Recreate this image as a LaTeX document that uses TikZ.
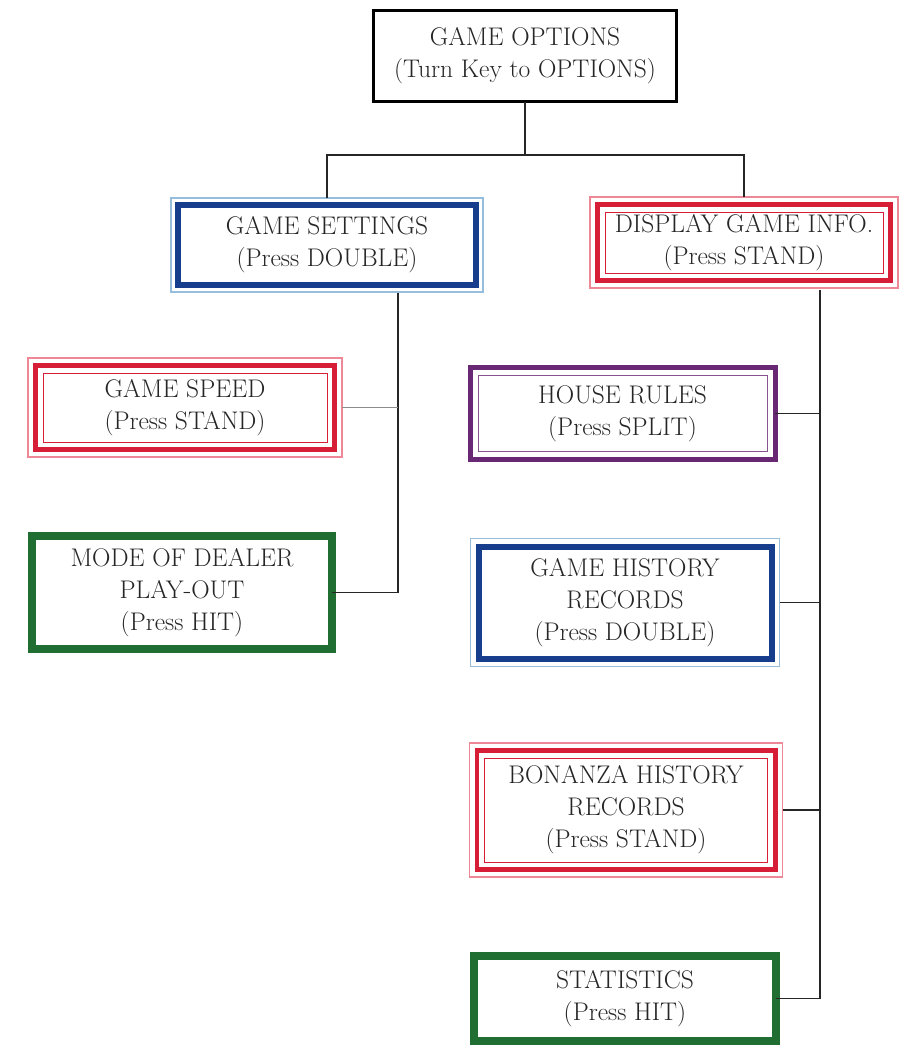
\documentclass[tikz,border=0pt]{standalone}
\usetikzlibrary{calc}
\definecolor{myblue}{RGB}{22,62,140}
\definecolor{lightblue}{RGB}{150,190,220}
\definecolor{myred}{RGB}{215,30,55}
\definecolor{lightred}{RGB}{238,135,150}
\definecolor{mygreen}{RGB}{32,110,50}
\definecolor{mypurple}{RGB}{105,40,115}
\tikzset{
  base/.style={rectangle, inner sep=0pt, outer sep=0pt, align=center,
    font=\fontsize{25.5}{32}\selectfont, text=black!85},
  blackbox/.style={base, draw=black, line width=3pt},
  bluebox/.style={base, draw=myblue, line width=6pt},
  redbox/.style={base, draw=myred, line width=4.5pt},
  greenbox/.style={base, draw=mygreen, line width=8pt},
  purplebox/.style={base, draw=mypurple, line width=5pt},
  conn/.style={line width=1.6pt, black!85},
  connthin/.style={line width=1.2pt, black!45},
}
\newcommand{\myframeline}[3]{\draw[#3] ([shift={(-#2,#2)}]#1.north west) rectangle ([shift={(#2,-#2)}]#1.south east);}
\begin{document}
\begin{tikzpicture}[x=1pt,y=-1pt]
\fill[white] (0,0) rectangle (899,1060);
\useasboundingbox (0,0) rectangle (899,1060);

% boxes
\node[blackbox, minimum width=303pt, minimum height=91.5pt] (top) at (525,55.75)
  {GAME OPTIONS\\(Turn Key to OPTIONS)};
\node[bluebox, minimum width=298pt, minimum height=80pt] (gs) at (327,245)
  {GAME SETTINGS\\(Press DOUBLE)};
\node[redbox, minimum width=293pt, minimum height=76pt] (dgi) at (744,242.5)
  {DISPLAY GAME INFO.\\(Press STAND)};
\node[redbox, minimum width=299pt, minimum height=84pt] (spd) at (185,407.5)
  {GAME SPEED\\(Press STAND)};
\node[greenbox, minimum width=300pt, minimum height=113pt] (mode) at (182,592.5)
  {MODE OF DEALER\\PLAY-OUT\\(Press HIT)};
\node[purplebox, minimum width=305pt, minimum height=92pt] (hr) at (622.5,413.5)
  {HOUSE RULES\\(Press SPLIT)};
\node[bluebox, minimum width=293pt, minimum height=112pt] (ghr) at (625,602.5)
  {GAME HISTORY\\RECORDS\\(Press DOUBLE)};
\node[redbox, minimum width=298.5pt, minimum height=119pt] (bon) at (626,810)
  {BONANZA HISTORY\\RECORDS\\(Press STAND)};
\node[greenbox, minimum width=302pt, minimum height=85pt] (stat) at (625,998.5)
  {STATISTICS\\(Press HIT)};

% extra frame lines
\myframeline{gs}{7pt}{lightblue, line width=1.2pt}
\myframeline{ghr}{8pt}{lightblue, line width=1.2pt}
\foreach \n in {dgi,spd,bon}{
  \myframeline{\n}{7.5pt}{lightred, line width=1.2pt}
  \myframeline{\n}{-7.5pt}{myred, line width=1pt}
}
\myframeline{hr}{-8pt}{mypurple!80, line width=1pt}

% connectors
\coordinate (j) at (522,155);
\coordinate (gsb) at (398,293);
\coordinate (dv) at (820,290);
\draw[conn] (top.south) -- (top.south |- j);
\draw[conn] ([yshift=7pt]gs.north) |- (j) -| ([yshift=7.5pt]dgi.north);
\draw[conn] (gsb) |- (mode.east);
\draw[connthin] ([xshift=7.5pt]spd.east) -- (spd.east -| gsb);
\draw[conn] (dv) |- (stat.east);
\draw[conn] (hr.east) -- (hr.east -| dv);
\draw[conn] ([xshift=8pt]ghr.east) -- (ghr.east -| dv);
\draw[conn] ([xshift=7.5pt]bon.east) -- (bon.east -| dv);
\end{tikzpicture}
\end{document}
======
**Goal of the exercise**
Retype each line of the listing above word for word. Exclude the pictures.

**Reply**
Recreate this image as a LaTeX document that uses TikZ.
\documentclass[tikz,border=0pt]{standalone}
\usetikzlibrary{calc}
\definecolor{myblue}{RGB}{22,62,140}
\definecolor{lightblue}{RGB}{150,190,220}
\definecolor{myred}{RGB}{215,30,55}
\definecolor{lightred}{RGB}{238,135,150}
\definecolor{mygreen}{RGB}{32,110,50}
\definecolor{mypurple}{RGB}{105,40,115}
\tikzset{
  base/.style={rectangle, inner sep=0pt, outer sep=0pt, align=center,
    font=\fontsize{25.5}{32}\selectfont, text=black!85},
  blackbox/.style={base, draw=black, line width=3pt},
  bluebox/.style={base, draw=myblue, line width=6pt},
  redbox/.style={base, draw=myred, line width=4.5pt},
  greenbox/.style={base, draw=mygreen, line width=8pt},
  purplebox/.style={base, draw=mypurple, line width=5pt},
  conn/.style={line width=1.6pt, black!85},
  connthin/.style={line width=1.2pt, black!45},
}
\newcommand{\myframeline}[3]{\draw[#3] ([shift={(-#2,#2)}]#1.north west) rectangle ([shift={(#2,-#2)}]#1.south east);}
\begin{document}
\begin{tikzpicture}[x=1pt,y=-1pt]
\fill[white] (0,0) rectangle (899,1060);
\useasboundingbox (0,0) rectangle (899,1060);

% boxes
\node[blackbox, minimum width=303pt, minimum height=91.5pt] (top) at (525,55.75)
  {GAME OPTIONS\\(Turn Key to OPTIONS)};
\node[bluebox, minimum width=298pt, minimum height=80pt] (gs) at (327,245)
  {GAME SETTINGS\\(Press DOUBLE)};
\node[redbox, minimum width=293pt, minimum height=76pt] (dgi) at (744,242.5)
  {DISPLAY GAME INFO.\\(Press STAND)};
\node[redbox, minimum width=299pt, minimum height=84pt] (spd) at (185,407.5)
  {GAME SPEED\\(Press STAND)};
\node[greenbox, minimum width=300pt, minimum height=113pt] (mode) at (182,592.5)
  {MODE OF DEALER\\PLAY-OUT\\(Press HIT)};
\node[purplebox, minimum width=305pt, minimum height=92pt] (hr) at (622.5,413.5)
  {HOUSE RULES\\(Press SPLIT)};
\node[bluebox, minimum width=293pt, minimum height=112pt] (ghr) at (625,602.5)
  {GAME HISTORY\\RECORDS\\(Press DOUBLE)};
\node[redbox, minimum width=298.5pt, minimum height=119pt] (bon) at (626,810)
  {BONANZA HISTORY\\RECORDS\\(Press STAND)};
\node[greenbox, minimum width=302pt, minimum height=85pt] (stat) at (625,998.5)
  {STATISTICS\\(Press HIT)};

% extra frame lines
\myframeline{gs}{7pt}{lightblue, line width=1.2pt}
\myframeline{ghr}{8pt}{lightblue, line width=1.2pt}
\foreach \n in {dgi,spd,bon}{
  \myframeline{\n}{7.5pt}{lightred, line width=1.2pt}
  \myframeline{\n}{-7.5pt}{myred, line width=1pt}
}
\myframeline{hr}{-8pt}{mypurple!80, line width=1pt}

% connectors
\coordinate (j) at (522,155);
\coordinate (gsb) at (398,293);
\coordinate (dv) at (820,290);
\draw[conn] (top.south) -- (top.south |- j);
\draw[conn] ([yshift=7pt]gs.north) |- (j) -| ([yshift=7.5pt]dgi.north);
\draw[conn] (gsb) |- (mode.east);
\draw[connthin] ([xshift=7.5pt]spd.east) -- (spd.east -| gsb);
\draw[conn] (dv) |- (stat.east);
\draw[conn] (hr.east) -- (hr.east -| dv);
\draw[conn] ([xshift=8pt]ghr.east) -- (ghr.east -| dv);
\draw[conn] ([xshift=7.5pt]bon.east) -- (bon.east -| dv);
\end{tikzpicture}
\end{document}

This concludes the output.